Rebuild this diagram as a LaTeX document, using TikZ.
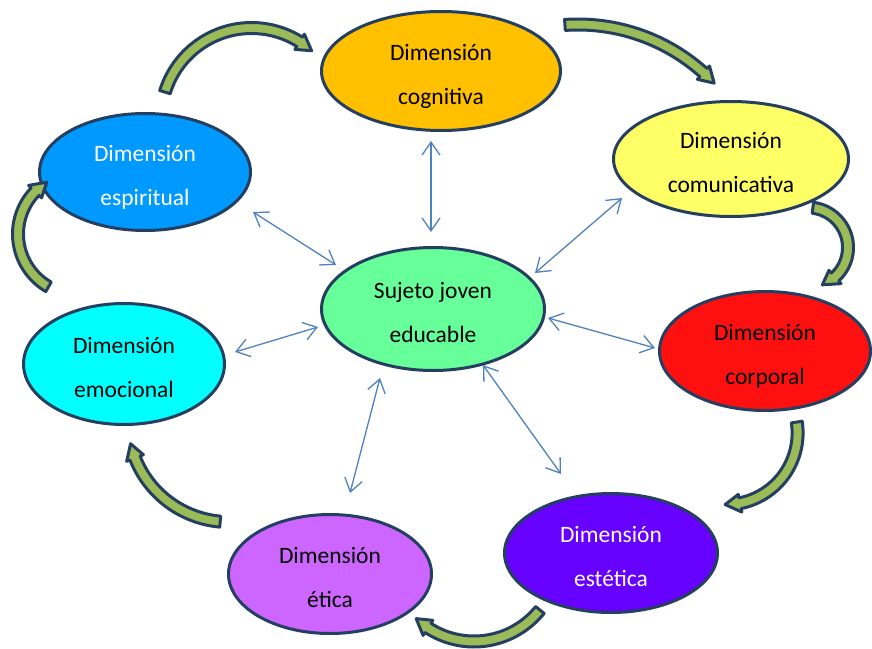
\documentclass[tikz,border=0pt]{standalone}
\usepackage{fontspec}
\setmainfont{Carlito}
\usetikzlibrary{shapes.geometric,arrows.meta}

\definecolor{navy}{HTML}{243F60}
\definecolor{linkblue}{HTML}{4F81BD}
\definecolor{leaf}{HTML}{9BBB59}
\definecolor{cCog}{HTML}{FFC000}
\definecolor{cCom}{HTML}{FFFF66}
\definecolor{cCor}{HTML}{FF1010}
\definecolor{cEst}{HTML}{6600FF}
\definecolor{cEti}{HTML}{CC66FF}
\definecolor{cEmo}{HTML}{00FFFF}
\definecolor{cEsp}{HTML}{0099FF}
\definecolor{cCen}{HTML}{66FF99}

\tikzset{
  dim/.style={ellipse, draw=navy, line width=3pt, inner sep=0pt, align=center,
    text height=66pt, text depth=0pt, font=\fontsize{23.5}{44}\selectfont},
  link/.style={draw=linkblue, line width=1.3pt,
    {Straight Barb[length=13pt,width=18pt]}-{Straight Barb[length=13pt,width=18pt]}},
  cyclearrow/.style={draw=navy, fill=leaf, line width=3pt, line join=round}
}

% curved block arrow along a circle: centre x, centre y, radius, start angle, end angle
\newcommand\greenarc[5]{%
  \pgfmathsetmacro\gaRo{#3+5.5}%
  \pgfmathsetmacro\gaRi{#3-5.5}%
  \pgfmathsetmacro\gaHo{#3+9}%
  \pgfmathsetmacro\gaHi{#3-9}%
  \pgfmathsetmacro\gaTip{#5+15/(#3)*57.2958}%
  \draw[cyclearrow] plot[domain=#4:#5,samples=40] ({#1+\gaRo*cos(\x)},{#2+\gaRo*sin(\x)})
     -- ({#1+\gaHo*cos(#5)},{#2+\gaHo*sin(#5)})
     -- ({#1+#3*cos(\gaTip)},{#2+#3*sin(\gaTip)})
     -- ({#1+\gaHi*cos(#5)},{#2+\gaHi*sin(#5)})
     -- plot[domain=#5:#4,samples=40] ({#1+\gaRi*cos(\x)},{#2+\gaRi*sin(\x)})
     -- cycle;}

\begin{document}
\begin{tikzpicture}[x=1pt,y=-1pt]
\useasboundingbox (0,0) rectangle (872,648);

% dimensions around the subject
\node[dim, fill=cCog, minimum width=239, minimum height=119] (cog) at (441,71) {Dimensión\\cognitiva};
\node[dim, fill=cCom, minimum width=235, minimum height=115] (com) at (731,159) {Dimensión\\comunicativa};
\node[dim, fill=cCor, minimum width=211, minimum height=119] (cor) at (765,351) {Dimensión\\corporal};
\node[dim, fill=cEst, minimum width=213, minimum height=119, text=white] (est) at (611,553) {Dimensión\\estética};
\node[dim, fill=cEti, minimum width=203, minimum height=119] (eti) at (330,574) {Dimensión\\ética};
\node[dim, fill=cEmo, minimum width=201, minimum height=121] (emo) at (124,364) {Dimensión\\emocional};
\node[dim, fill=cEsp, minimum width=211, minimum height=117, text=white] (esp) at (145,172) {Dimensión\\espiritual};
\node[dim, fill=cCen, minimum width=223, minimum height=123] (cen) at (433,309) {Sujeto joven\\educable};

% ends of the two-way links
\coordinate (l1a) at (431,141); \coordinate (l1b) at (431,232);
\coordinate (l2a) at (622,198); \coordinate (l2b) at (535,273);
\coordinate (l3a) at (655,348); \coordinate (l3b) at (548,318);
\coordinate (l4a) at (561,474); \coordinate (l4b) at (483,365);
\coordinate (l5a) at (350,493); \coordinate (l5b) at (380,378);
\coordinate (l6a) at (235,352); \coordinate (l6b) at (318,327);
\coordinate (l7a) at (253,212); \coordinate (l7b) at (336,265);

\draw[link] (l1a) -- (l1b);
\draw[link] (l2a) -- (l2b);
\draw[link] (l3a) -- (l3b);
\draw[link] (l4a) -- (l4b);
\draw[link] (l5a) -- (l5b);
\draw[link] (l6a) -- (l6b);
\draw[link] (l7a) -- (l7b);

% clockwise cycle of curved arrows
\greenarc{251.6}{118.6}{90.6}{197}{302}
\greenarc{578}{212}{187.5}{266}{312}
\greenarc{808}{247.5}{40}{277}{407.5}
\greenarc{726}{433}{71.6}{-8.8}{78.7}
\greenarc{474}{557}{84.5}{38.8}{123}
\greenarc{229}{421}{101}{95}{158.5}
\greenarc{79}{234}{61}{120}{224}
\end{tikzpicture}
\end{document}
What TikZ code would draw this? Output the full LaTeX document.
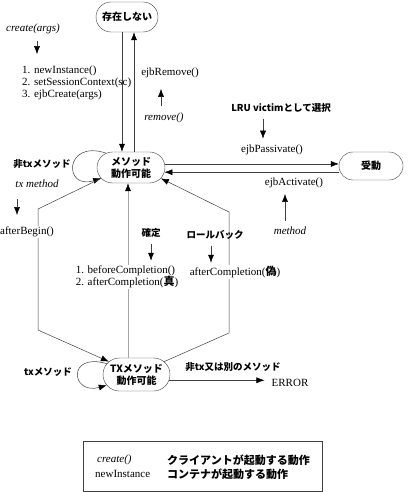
\documentclass[tikz,border=0pt]{standalone}
\usepackage{fontspec}
\setmainfont{Liberation Serif}
\newfontfamily\jp{Noto Sans CJK JP}
\usetikzlibrary{arrows.meta}
\usetikzlibrary{shapes.misc}
\tikzset{state/.style = {draw = black!75, rounded rectangle, inner sep = 0, align = center, font = \jp\bfseries\fontsize{10}{12}\selectfont}}
\tikzset{arr/.style = {-{Latex[length = 8pt, width = 6pt, color = black]}, draw = black!75, line width = 0.5pt}}
\tikzset{lbl/.style = {inner sep = 1pt, font = \fontsize{11}{12}\selectfont}}
\tikzset{ilbl/.style = {inner sep = 1pt, font = \fontsize{11}{12}\selectfont\itshape}}
\tikzset{jlbl/.style = {inner sep = 1pt, font = \jp\bfseries\fontsize{9.5}{11}\selectfont}}
\tikzset{gap/.style = {fill = white}}

\begin{document}
\begin{tikzpicture}[x = 1pt, y = -1pt]
    \useasboundingbox (0, 0) rectangle (408, 492);

    \node [state, minimum width = 62, minimum height = 30] (none) at (127, 17) {存在しない};
    \node [state, minimum width = 68, minimum height = 31] (mr) at (131, 167.5) {メソッド\\動作可能};
    \node [state, minimum width = 64, minimum height = 28] (psv) at (371, 166) {受動};
    \node [state, minimum width = 67, minimum height = 33] (tx) at (136.5, 374.5) {TXメソッド\\動作可能};

    \draw [arr] ([xshift = -5pt]none.south) -- ([xshift = -5pt]none.south |- mr.north);
    \draw [arr] ([xshift = 3pt]mr.north) -- ([xshift = 3pt]mr.north |- none.south);

    \node [ilbl] (crt) at (33, 29) {create(args)};
    \draw [arr] (crt.south) ++(4, 6) -- ++(0, 13);
    \node [lbl, anchor = north west, align = left] (init) at (21, 65) {1. newInstance()\\2. setSessionContext(sc)\\3. ejbCreate(args)};

    \node [lbl] (rmv) at (170, 73) {ejbRemove()};
    \node [ilbl] (rem) at (164, 118) {remove()};
    \draw [arr] (rem.north) ++(-3, -6) -- ++(0, -17);

    \draw [arr] (mr.6) -- (mr.6 -| psv.west);
    \draw [arr] (psv.west |- mr.352) -- (mr.352);
    \node [jlbl] (lru) at (281, 108) {LRU victimとして選択};
    \draw [arr] (lru.south) ++(-18, 5) -- ++(0, 20);
    \node [lbl] (pas) at (272, 150) {ejbPassivate()};
    \node [lbl] (act) at (294, 183) {ejbActivate()};
    \node [ilbl] (mth) at (290, 231) {method};
    \draw [arr] (mth.north) ++(-5, -5) -- ++(0, -27);

    \draw [arr] (mr.150) .. controls +(-42, -14) and +(-38, 12) .. (mr.200);
    \node [jlbl] (ntx) at (42, 164) {非txメソッド};
    \node [ilbl] (txm) at (37, 184) {tx method};
    \draw [arr] (txm.south) ++(-20, 10) -- ++(0, 16);

    \coordinate (abA) at (38, 209);
    \coordinate (abB) at (38, 330);
    \draw [arr] (mr.200) -- (abA) -- (abB) -- (tx.155);
    \node [lbl, gap] (ab) at (27, 232) {afterBegin()};

    \draw [arr, draw = black!35] ([xshift = -8.5pt]tx.north) -- ([xshift = -3pt]mr.south);
    \node [jlbl] (cmt) at (151, 233) {確定};
    \draw [arr] (cmt.south) ++(0, 5) -- ++(0, 17);
    \node [lbl, gap, align = left] (bc) at (127, 277) {1. beforeCompletion()\\2. afterCompletion({\jp\bfseries 真})};

    \coordinate (rbA) at (229, 212);
    \coordinate (rbB) at (229, 333);
    \draw [arr] (tx.25) -- (rbB) -- (rbA) -- (mr.340);
    \node [jlbl] (rb) at (215, 235) {ロールバック};
    \draw [arr] (rb.south) ++(-4, 5) -- ++(0, 17);
    \node [lbl, gap] (af) at (235, 272) {afterCompletion({\jp\bfseries 偽})};

    \draw [arr] (tx.160) .. controls +(-40, -12) and +(-36, 10) .. (tx.200);
    \node [jlbl] (txl) at (48, 372) {txメソッド};
    \node [jlbl] (ntx2) at (233, 367) {非tx又は別のメソッド};
    \node [lbl] (err) at (290, 383) {ERROR};
    \draw [arr, shorten >= 6pt] (tx.350) -- (tx.350 -| err.west);

    \node [draw = black!75, minimum width = 239, minimum height = 50, inner sep = 0] (lgd) at (202.5, 466) {};
    \node [ilbl, anchor = west] (lg1) at (96, 460) {create()};
    \node [lbl, anchor = west] (lg2) at (94, 474) {newInstance};
    \node [jlbl, anchor = west, font = \jp\bfseries\fontsize{11}{12}\selectfont] (lg3) at (166, 460) {クライアントが起動する動作};
    \node [jlbl, anchor = west, font = \jp\bfseries\fontsize{11}{12}\selectfont] (lg4) at (166, 474) {コンテナが起動する動作};

\end{tikzpicture}
\end{document}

> **Directions**:
Count the lines of the material that include the word "this", then report only the total.

> **Response to the exercise**:
2